● Records for the task
* BEGIN *

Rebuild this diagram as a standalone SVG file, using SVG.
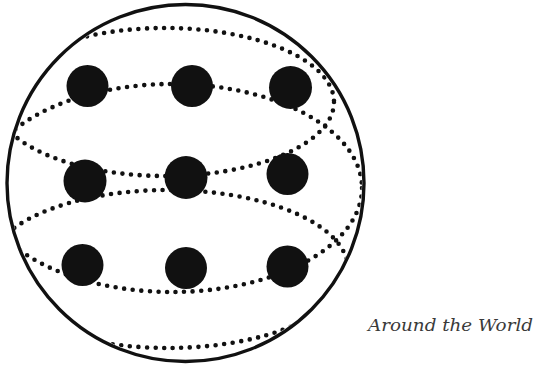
<svg xmlns="http://www.w3.org/2000/svg" width="535" height="366" viewBox="0 0 535 366">
  <style>
    .dotted { fill: none; stroke: #111111; stroke-width: 4.6; stroke-linecap: round; stroke-dasharray: 0 8.6; }
    .globe { fill: none; stroke: #111111; stroke-width: 3.4; }
    .spot { fill: #111111; }
    .caption { font-family: "DejaVu Serif", "Liberation Serif", serif; font-style: italic; font-size: 16.5px; fill: #3a3a3a; }
  </style>
  <defs>
    <clipPath id="inside">
      <circle cx="185.5" cy="183" r="176.5"/>
    </clipPath>
  </defs>
  <rect width="535" height="366" fill="#ffffff"/>
  <g id="connectors" clip-path="url(#inside)">
    <ellipse id="ring-top" class="dotted" cx="165" cy="102" rx="169" ry="74"/>
    <ellipse id="ring-middle" class="dotted" cx="172" cy="188" rx="190" ry="104"/>
    <ellipse id="ring-bottom" class="dotted" cx="168" cy="269" rx="180" ry="79"/>
  </g>
  <g id="globe">
    <circle class="globe" cx="185.5" cy="183" r="178.5"/>
  </g>
  <g id="dot-1"><circle class="spot" cx="87.5" cy="86" r="21"/></g>
  <g id="dot-2"><circle class="spot" cx="192" cy="86" r="21"/></g>
  <g id="dot-3"><circle class="spot" cx="290.5" cy="87.5" r="21.5"/></g>
  <g id="dot-4"><circle class="spot" cx="85" cy="181" r="21.5"/></g>
  <g id="dot-5"><circle class="spot" cx="186" cy="177.5" r="21.5"/></g>
  <g id="dot-6"><circle class="spot" cx="287.5" cy="174" r="21"/></g>
  <g id="dot-7"><circle class="spot" cx="82.5" cy="265" r="21"/></g>
  <g id="dot-8"><circle class="spot" cx="186" cy="268" r="21"/></g>
  <g id="dot-9"><circle class="spot" cx="287.5" cy="266.5" r="21"/></g>
  <g id="caption">
    <text class="caption" x="368" y="331" textLength="165" lengthAdjust="spacingAndGlyphs">Around the World</text>
  </g>
</svg>
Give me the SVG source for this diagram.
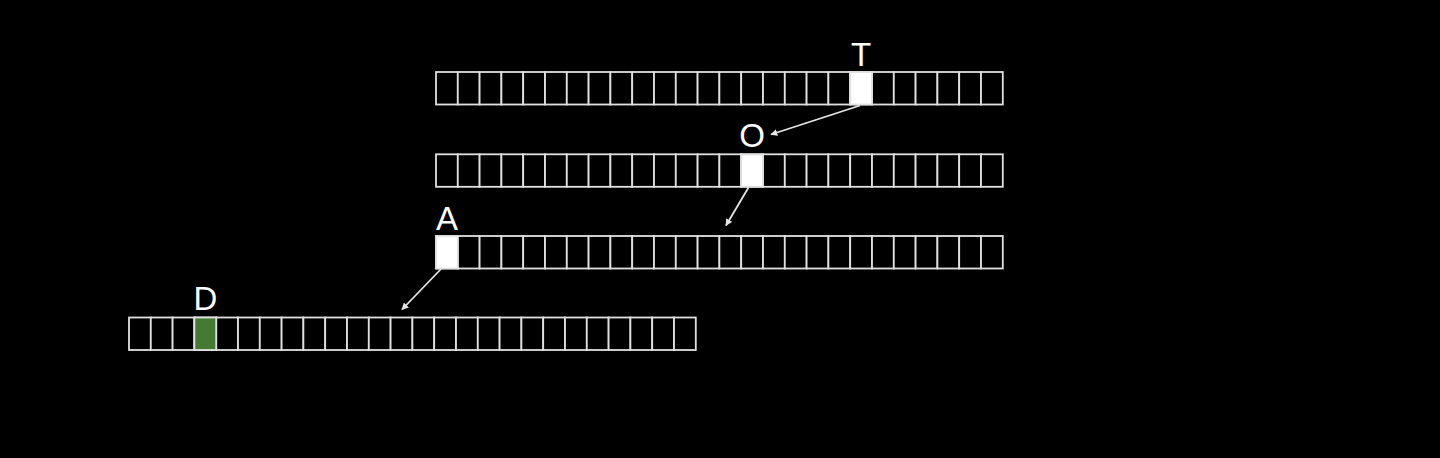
<svg xmlns="http://www.w3.org/2000/svg" xmlns:xlink="http://www.w3.org/1999/xlink" width="1440" height="458" viewBox="0 0 1440 458">
<style>
.cell{fill:#000;stroke:#e0e0e0;stroke-width:1.8}
.hl{fill:#fff;stroke:#e0e0e0;stroke-width:1.8}
.green{fill:#467a32;stroke:#e0e0e0;stroke-width:1.8}
.lbl{font-family:"Liberation Sans",Arial,sans-serif;font-size:33px;fill:#fff;text-anchor:middle}
.conn{stroke:#e6e6e6;stroke-width:1.8;fill:none;marker-end:url(#ah)}
</style>
<defs>
<marker id="ah" viewBox="0 0 10 10" refX="9" refY="5" markerWidth="7" markerHeight="7" markerUnits="userSpaceOnUse" orient="auto">
<path d="M0,0 L10,5 L0,10 z" fill="#e6e6e6"/>
</marker>
<g id="row">
<rect class="cell" x="0" y="0" width="21.8" height="32.5"/>
<rect class="cell" x="21.8" y="0" width="21.8" height="32.5"/>
<rect class="cell" x="43.6" y="0" width="21.8" height="32.5"/>
<rect class="cell" x="65.4" y="0" width="21.8" height="32.5"/>
<rect class="cell" x="87.2" y="0" width="21.8" height="32.5"/>
<rect class="cell" x="109" y="0" width="21.8" height="32.5"/>
<rect class="cell" x="130.8" y="0" width="21.8" height="32.5"/>
<rect class="cell" x="152.6" y="0" width="21.8" height="32.5"/>
<rect class="cell" x="174.4" y="0" width="21.8" height="32.5"/>
<rect class="cell" x="196.2" y="0" width="21.8" height="32.5"/>
<rect class="cell" x="218" y="0" width="21.8" height="32.5"/>
<rect class="cell" x="239.8" y="0" width="21.8" height="32.5"/>
<rect class="cell" x="261.6" y="0" width="21.8" height="32.5"/>
<rect class="cell" x="283.4" y="0" width="21.8" height="32.5"/>
<rect class="cell" x="305.2" y="0" width="21.8" height="32.5"/>
<rect class="cell" x="327" y="0" width="21.8" height="32.5"/>
<rect class="cell" x="348.8" y="0" width="21.8" height="32.5"/>
<rect class="cell" x="370.6" y="0" width="21.8" height="32.5"/>
<rect class="cell" x="392.4" y="0" width="21.8" height="32.5"/>
<rect class="cell" x="414.2" y="0" width="21.8" height="32.5"/>
<rect class="cell" x="436" y="0" width="21.8" height="32.5"/>
<rect class="cell" x="457.8" y="0" width="21.8" height="32.5"/>
<rect class="cell" x="479.6" y="0" width="21.8" height="32.5"/>
<rect class="cell" x="501.4" y="0" width="21.8" height="32.5"/>
<rect class="cell" x="523.2" y="0" width="21.8" height="32.5"/>
<rect class="cell" x="545" y="0" width="21.8" height="32.5"/>
</g>
</defs>
<rect x="0" y="0" width="1440" height="458" fill="#000"/>
<g id="row1">
<use xlink:href="#row" href="#row" x="436" y="72"/>
<rect class="hl" x="850.2" y="72" width="21.8" height="32.5"/>
<text class="lbl" x="861.1" y="66">T</text>
</g>
<g id="row2">
<use xlink:href="#row" href="#row" x="436" y="154.3"/>
<rect class="hl" x="741.2" y="154.3" width="21.8" height="32.5"/>
<text class="lbl" x="752.1" y="146.5">O</text>
</g>
<g id="row3">
<use xlink:href="#row" href="#row" x="436" y="236"/>
<rect class="hl" x="436" y="236" width="21.8" height="32.5"/>
<text class="lbl" x="446.9" y="230">A</text>
</g>
<g id="row4">
<use xlink:href="#row" href="#row" x="129" y="317.5"/>
<rect class="green" x="194.4" y="317.5" width="21.8" height="32.5"/>
<text class="lbl" x="205.3" y="310">D</text>
</g>
<g id="connectors">
<line class="conn" x1="860" y1="105.5" x2="771" y2="134.5"/>
<line class="conn" x1="748.5" y1="187.5" x2="726" y2="225.5"/>
<line class="conn" x1="441" y1="269" x2="402" y2="309.5"/>
</g>
</svg>
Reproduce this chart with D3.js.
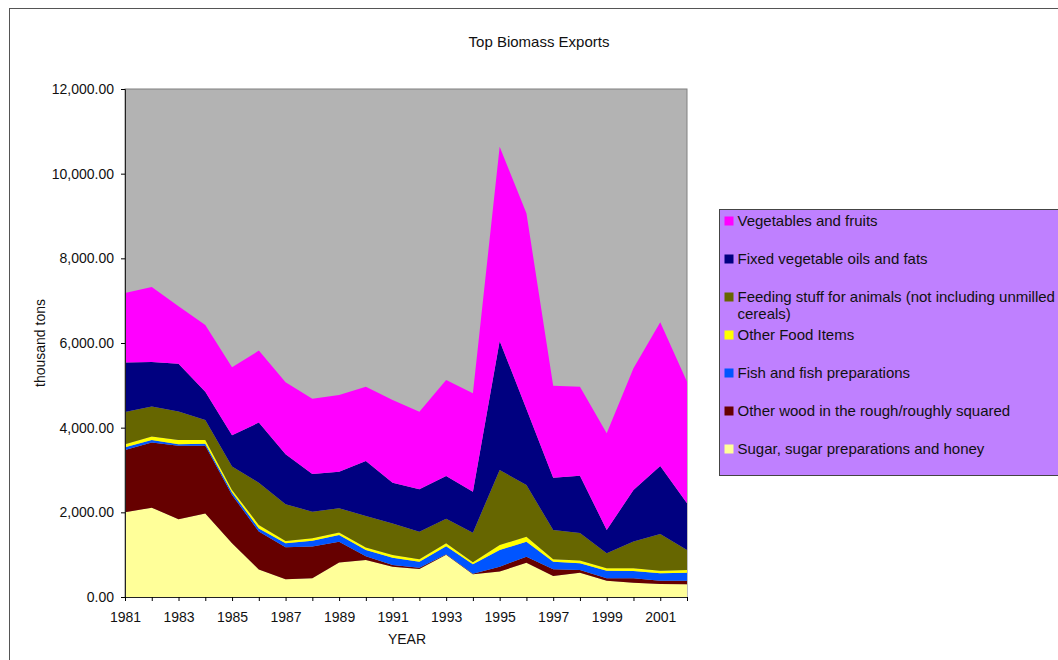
<!DOCTYPE html>
<html>
<head>
<meta charset="utf-8">
<script src="https://cdn.jsdelivr.net/npm/d3@7"></script>
<style>
  body { margin: 0; background: #fff; }
  svg text { font-family: "Liberation Sans", Arial, sans-serif; fill: #111; }
</style>
</head>
<body>
<div id="chart"></div>
<script>
// data (thousand tons)
var years = d3.range(1981, 2003);
var sugar = [2000, 2110, 1835, 1975, 1270, 650, 420, 440, 815, 874, 715, 660, 1000, 535, 600, 811, 496, 575, 386, 339, 307, 299];
var wood = [1470, 1540, 1735, 1595, 1140, 895, 755, 750, 492, 91, 41, 33, 8, 16, 116, 142, 158, 63, 55, 102, 79, 87];
var fish = [70, 60, 40, 50, 60, 75, 95, 140, 158, 145, 169, 141, 192, 221, 394, 354, 180, 162, 181, 173, 173, 189];
var otherFood = [70, 80, 100, 90, 60, 80, 55, 55, 60, 60, 67, 56, 70, 47, 118, 118, 56, 60, 55, 63, 63, 63];
var feeding = [760, 710, 670, 470, 550, 1000, 865, 631, 569, 745, 743, 653, 580, 701, 1772, 1221, 690, 650, 354, 633, 866, 472];
var oils = [1170, 1050, 1130, 670, 740, 1420, 1180, 890, 867, 1298, 965, 1001, 1008, 968, 3050, 1794, 1239, 1356, 552, 1218, 1606, 1103];
var veg = [1640, 1770, 1360, 1575, 1605, 1700, 1700, 1779, 1811, 1756, 1954, 1834, 2268, 2323, 4588, 4624, 2171, 2103, 2283, 2874, 3396, 2874];

var keys = ["sugar", "wood", "fish", "otherFood", "feeding", "oils", "veg"];
var seriesNames = {
    sugar: ["Sugar, sugar preparations and honey"],
    wood: ["Other wood in the rough/roughly squared"],
    fish: ["Fish and fish preparations"],
    otherFood: ["Other Food Items"],
    feeding: ["Feeding stuff for animals (not including unmilled", "cereals)"],
    oils: ["Fixed vegetable oils and fats"],
    veg: ["Vegetables and fruits"]
};
var colors = {
    sugar: "#ffff99", wood: "#660000", fish: "#0055ff", otherFood: "#ffff00",
    feeding: "#666600", oils: "#000080", veg: "#ff00ff"
};
var yTicks = [0, 2000, 4000, 6000, 8000, 10000, 12000];

var table = years.map(function(y, i) {
    return {year: y, sugar: sugar[i], wood: wood[i], fish: fish[i], otherFood: otherFood[i],
            feeding: feeding[i], oils: oils[i], veg: veg[i]};
});

var W = 1058, H = 660;
var margin = {top: 89, left: 125, right: W - 687, bottom: H - 597},
    width = W - margin.left - margin.right,
    height = H - margin.top - margin.bottom;

var svg = d3.select("#chart").append("svg")
    .attr("width", W).attr("height", H);

// outer chart frame
svg.append("rect")
    .attr("x", 9.5).attr("y", 8.5).attr("width", W + 20).attr("height", H + 20)
    .attr("fill", "#fff").attr("stroke", "#555").attr("stroke-width", 1);

svg.append("text")
    .attr("x", 539).attr("y", 47)
    .attr("text-anchor", "middle")
    .style("font-size", "15px")
    .text("Top Biomass Exports");

var g = svg.append("g")
    .attr("transform", "translate(" + margin.left + "," + margin.top + ")");

var x = d3.scaleLinear().domain([1981, 2002]).range([0, width]);
var y = d3.scaleLinear().domain([0, 12000]).range([height, 0]);

g.append("rect")
    .attr("width", width).attr("height", height)
    .attr("fill", "#b3b3b3")
    .attr("stroke", "#808080");

var stacked = d3.stack().keys(keys)(table);

var area = d3.area()
    .x(function(d) { return x(d.data.year); })
    .y0(function(d) { return y(d[0]); })
    .y1(function(d) { return y(d[1]); });

g.selectAll(".layer")
    .data(stacked)
    .enter().append("path")
    .attr("class", "layer")
    .attr("fill", function(d) { return colors[d.key]; })
    .attr("d", area);

// axes
var yAxis = d3.axisLeft(y)
    .tickValues(yTicks)
    .tickSize(4)
    .tickPadding(7)
    .tickFormat(d3.format(",.2f"));
var gy = g.append("g").call(yAxis);
gy.select(".domain").attr("stroke", "#222");
gy.selectAll("text").style("font-size", "14px").style("fill", "#111");

var xAxis = d3.axisBottom(x)
    .tickValues(years)
    .tickSize(4)
    .tickPadding(11)
    .tickFormat(function(d) { return (d - 1981) % 2 === 0 ? String(d) : ""; });
var gx = g.append("g")
    .attr("transform", "translate(0," + height + ")")
    .call(xAxis);
gx.select(".domain").attr("stroke", "#222");
gx.selectAll("text").style("font-size", "14px").style("fill", "#111");

svg.append("text")
    .attr("x", 407).attr("y", 644)
    .attr("text-anchor", "middle")
    .style("font-size", "14px")
    .text("YEAR");

svg.append("text")
    .attr("transform", "translate(45,343) rotate(-90)")
    .attr("text-anchor", "middle")
    .style("font-size", "14px")
    .text("thousand tons");

// legend
var legend = svg.append("g").attr("transform", "translate(719.5,209.5)");
legend.append("rect")
    .attr("width", 360).attr("height", 266)
    .attr("fill", "#bf80ff")
    .attr("stroke", "#444");

var legendKeys = keys.slice().reverse();
var item = legend.selectAll(".item")
    .data(legendKeys)
    .enter().append("g")
    .attr("class", "item")
    .attr("transform", function(d, i) { return "translate(0," + (16.5 + i * 38) + ")"; });

item.append("rect")
    .attr("x", 5).attr("y", -9.5)
    .attr("width", 9).attr("height", 9)
    .attr("fill", function(d) { return colors[d]; });

item.append("text")
    .attr("x", 18).attr("y", 0)
    .style("font-size", "15px")
    .each(function(d) {
        var t = d3.select(this);
        seriesNames[d].forEach(function(line, j) {
            t.append("tspan").attr("x", 18).attr("dy", j === 0 ? 0 : 17).text(line);
        });
    });
</script>
</body>
</html>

* END *

● What is needed
Give only the number of lines in the data that hold the word "this".

● The reply
4